After transitioning away from CEO duties with Mendocino Farms, Del Pero assembled a team of restaurant veterans under DOM Food Group, a venture studio that incubates, invests in, operates, and consults with food businesses. The group’s first project is Goop Kitchen, a virtual brand operated in conjunction with actress Gwyneth Paltrow and her Goop lifestyle brand. 

Goop Kitchen has five virtual kitchens in the Los Angeles area, and while he wouldn’t share specific numbers, Del Pero noted that Goop’s dollar-per-square-foot ratio far exceeded anything he’d seen in the restaurant industry before. Paltrow’s name attached to it certainly helps, but Del Pero noted that virtual brands can’t just slap on a celebrity name and call it a day.

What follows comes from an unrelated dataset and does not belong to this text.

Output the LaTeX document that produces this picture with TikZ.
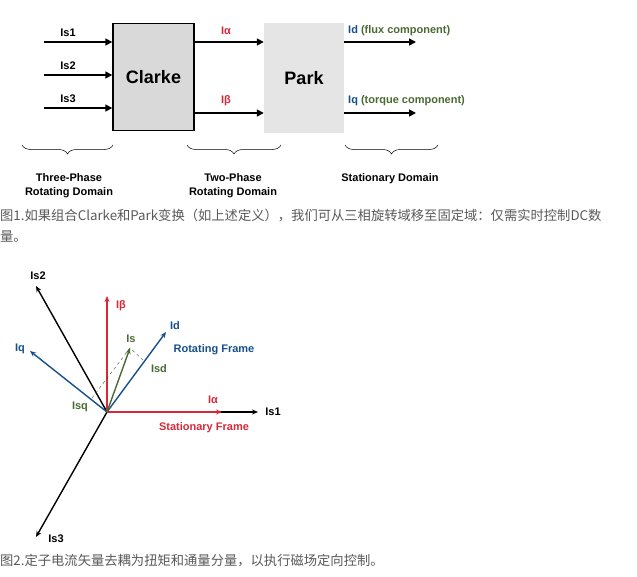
\documentclass[tikz,border=0pt]{standalone}
\usepackage{fontspec}
\setmainfont{Liberation Sans}
\newfontfamily\cjk{Noto Sans CJK SC}
\usetikzlibrary{arrows.meta,decorations.pathreplacing}
\definecolor{rd}{RGB}{214,40,57}
\definecolor{bl}{RGB}{22,80,140}
\definecolor{gr}{RGB}{75,105,50}
\begin{document}
\begin{tikzpicture}[x=1pt,y=-1pt,
 ar/.style={line width=1.6pt,-{Triangle[length=7pt,width=7pt]}},
 va/.style={line width=1.4pt,-{Stealth[length=6pt,width=5pt]}},
 lb/.style={font=\bfseries\fontsize{11}{14}\selectfont,inner sep=0pt},
 br/.style={decorate,decoration={brace,amplitude=9pt},line width=0.5pt},
 capt/.style={font=\cjk\itshape\fontsize{13.3}{15}\selectfont,inner sep=0pt,anchor=west,gray!70!black}]
\useasboundingbox (0,0) rectangle (637,576);
% top
\node[draw,line width=1.4pt,fill=black!15,minimum width=81pt,minimum height=107pt,font=\bfseries\fontsize{18}{20}\selectfont] (cl) at (153.5,77) {Clarke};
\node[fill=black!10,minimum width=80pt,minimum height=110pt,font=\bfseries\fontsize{18}{20}\selectfont] (pk) at (304,78) {Park};
\foreach \y/\t in {42/1,75/2,108/3}{
 \coordinate (i\t) at (44,\y);
 \draw[ar] (i\t) -- (cl.west |- i\t);
 \node[lb] (li\t) at (68,\y-9) {Is\t};}
\coordinate (a0) at (cl.east |- 0,42); \coordinate (b0) at (cl.east |- 0,113);
\draw[ar] (a0) -- (pk.west |- a0); \draw[ar] (b0) -- (pk.west |- b0);
\node[lb,rd] (la) at (226,31) {Iα};
\node[lb,rd] (lbt) at (226,101) {Iβ};
\coordinate (d1) at (416,42); \coordinate (q1) at (416,113);
\draw[ar] (pk.east |- d1) -- (d1); \draw[ar] (pk.east |- q1) -- (q1);
\node[lb,anchor=west] (ld) at (348,31) {\textcolor{bl}{Id} \textcolor{gr}{(flux component)}};
\node[lb,anchor=west] (lq) at (348,101) {\textcolor{bl}{Iq} \textcolor{gr}{(torque component)}};
\draw[br] (113,145) -- (22,145); \draw[br] (281,145) -- (187,145); \draw[br] (438,145) -- (345,145);
\node[lb,align=center] (t1) at (69,186) {Three-Phase\\Rotating Domain};
\node[lb,align=center] (t2) at (233,186) {Two-Phase\\Rotating Domain};
\node[lb] (t3) at (390,179) {Stationary Domain};
\node[capt] (c1) at (0,216) {图1.如果组合Clarke和Park变换（如上述定义），我们可从三相旋转域移至固定域：仅需实时控制DC数};
\node[capt] (c2) at (0,237) {量。};
% bottom
\coordinate (o) at (107,412);
\coordinate (s1) at (258,412); \coordinate (s2) at (36,286); \coordinate (s3) at (36,537);
\draw[va] (o) -- (s1); \draw[va] (o) -- (s2); \draw[va] (o) -- (s3);
\node[lb] (ls1) at (273,412) {Is1}; \node[lb] (ls2) at (38,276) {Is2}; \node[lb] (ls3) at (56,539) {Is3};
\coordinate (al) at (222,412); \coordinate (be) at (107,296);
\draw[va,rd] (o) -- (al); \draw[va,rd] (o) -- (be);
\node[lb,rd] (lal) at (213,400) {Iα};
\node[lb,rd] (lbe) at (121,306) {Iβ};
\node[lb,rd] (sf) at (204,428) {Stationary Frame};
\coordinate (dd) at (166,332); \coordinate (qq) at (30,351);
\draw[va,bl] (o) -- (dd); \draw[va,bl] (o) -- (qq);
\node[lb,bl] (ldd) at (175,326) {Id}; \node[lb,bl] (lqq) at (20,349) {Iq};
\node[lb,bl] (rf) at (214,350) {Rotating Frame};
\coordinate (is) at (130,348);
\draw[gr!80!black,dashed,thin] (92,398) -- (is) -- (143,360);
\draw[va,gr] (o) -- (is);
\node[lb,gr] (lis) at (131,339) {Is};
\node[lb,gr] (lsd) at (159,369) {Isd};
\node[lb,gr] (lsq) at (80,407) {Isq};
\node[capt] (c3) at (0,561) {图2.定子电流矢量去耦为扭矩和通量分量，以执行磁场定向控制。};
\end{tikzpicture}
\end{document}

Mario_Del_Pero_copy.jpg“It needs to be authentic. I think people see through that pretty quickly when it's not,” he said. “Gwyneth has three New York Times best-selling cookbooks … and then we got to spend a ton of time with her and learn how she eats. Those cookbooks are a real reflection of how she lives her life, and she wants food to be delicious but good for you. I think that the biggest thing that you need to be clear is, if you're going to be in this virtual kitchen space, you need to have a strong authentic hook to be able to drive trial. If you think you're just going to build a brand out of nowhere, you’re probably going to struggle.”

While the virtual-brand category has been rife with controversy lately between Nextbite’s collapse and MrBeast suing Virtual Dining Concepts over his eponymous burger brand, Del Pero still sees plenty of potential in the space. He points out that convenience is a movement, not a trend, and will continue to drive dining decisions, particularly in the suburbs. Virtual kitchens are perfectly poised to satisfy the demand for convenience. 

The difference between a successful virtual brand and an unsuccessful one, he added, is commitment; any operator that simply bolts on a virtual brand and hopes it generates extra revenue will fail.  

“If you're not 100% engaged in understanding that you are in the virtual kitchen space, and if you're just dabbling, inevitably you're going to get the exact same success as anyone that's ever dabbled in a restaurant, which is usually a closure,” Del Pero said. “You need to be the players that are 100% engaged.” 

A fully developed virtual brand, he added, is one that benefits all parties — the licensee, the restaurant, and its employees.

“The group or groups that crack the code on that,” he said, “are going to actually unleash an enormous amount of potential.”